Whether you’re saving for a child’s college education, your own retirement, or any number of other personal endeavors, these few tips should help guide you away from that savings and keep a solid cash flow without it.
- Checking Issues
If you’ve already got a checking account, it’s wise to go back and read the fine print associated with your account. You may be unpleasantly surprised to find that the bank is charging you, or could charge you costly maintenance fees associated with your account options. If that’s the case, you’ll want to think about either changing your account type or your financial institution in general. Comparing various banks and account options is usually as easy as hopping online and hitting one of the many free credit/checking comparison sites out there.
Switching over to a Green Dot Card - SlideShare, or a similar prepaid checking card option is something that I’ve found can save you a lot of money by limiting your potential to overspend or overdraw an account.

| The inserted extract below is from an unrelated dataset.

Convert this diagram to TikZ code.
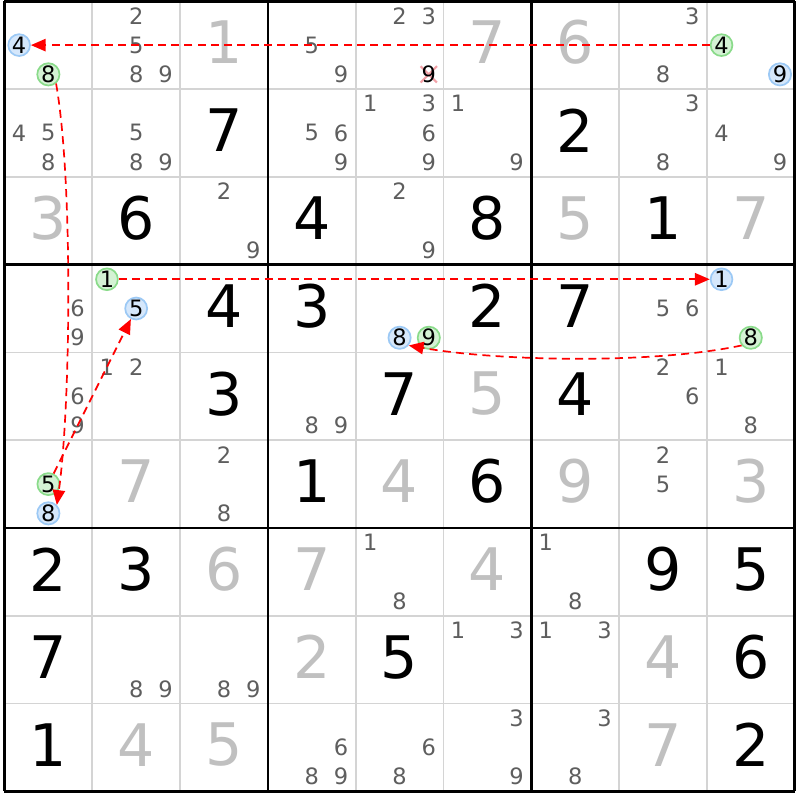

It’s also a great way to keep your spending under control by making you more aware of just how much you’ve got in your account at any given time. They usually carry with them online balance checking options that make it easy to view your balance from anywhere at anytime with a smart phone or other internet connected device.
- Budget
Budgeting is largely underrated, or at least underappreciated. Keep a detailed, written tab of all of your family’s spending over the course of a couple weeks or even a month; write down everything. When you go back over the list, you’ll probably be shocked to find how much money you’ve spent on unnecessary items overall. With this knowledge in hand you can begin to practice better spending habits and look for better deals on your everyday grocery items and other necessities that are costing you big time.
Write up a spending plan if you can and share it with the whole family to make sure everyone is on board and understands the goal(s). This should free up a large amount of extra cash if done properly and wisely, and could even help you add to that savings account of yours. If nothing else, it will at least allow some room for those unexpected rainy day costs.
- Open a CD
If you know you can go without touching your savings for at least three months or more, consider opening a Certificate of Deposit.
These are essentially savings accounts that operate around a fixed-term and fixed interest rate for your investment.
I say investment because although they are FDIC insured, and virtually risk free, they are essentially a monetary investment. That’s because with a CD, the bank takes your savings and invests it in a number of safe options. For this reason, a CD usually carries higher interest rates for you, and can make you more money than a standard savings account APY can.
Depending on how long you can go without touching your savings, you can usually enroll in 3,6,9, or 12-month terms, or even longer if you so choose. The other benefit of this is, once your money is in, you can’t touch it without violating the terms of the CD, giving you good reason to find other means of cash while your savings racks up higher interest for you. Once it’s matured, you’ll be glad you left it alone.
No matter where you are in life financially, keeping a savings secure is a great way to secure financial freedom further down the road. With these three tips, hopefully you can get on the right track to higher savings and better spending habits. That way, one day in the future, you can sit back, relax, and enjoy those savings, rather than kick yourself over not having any left in the bank.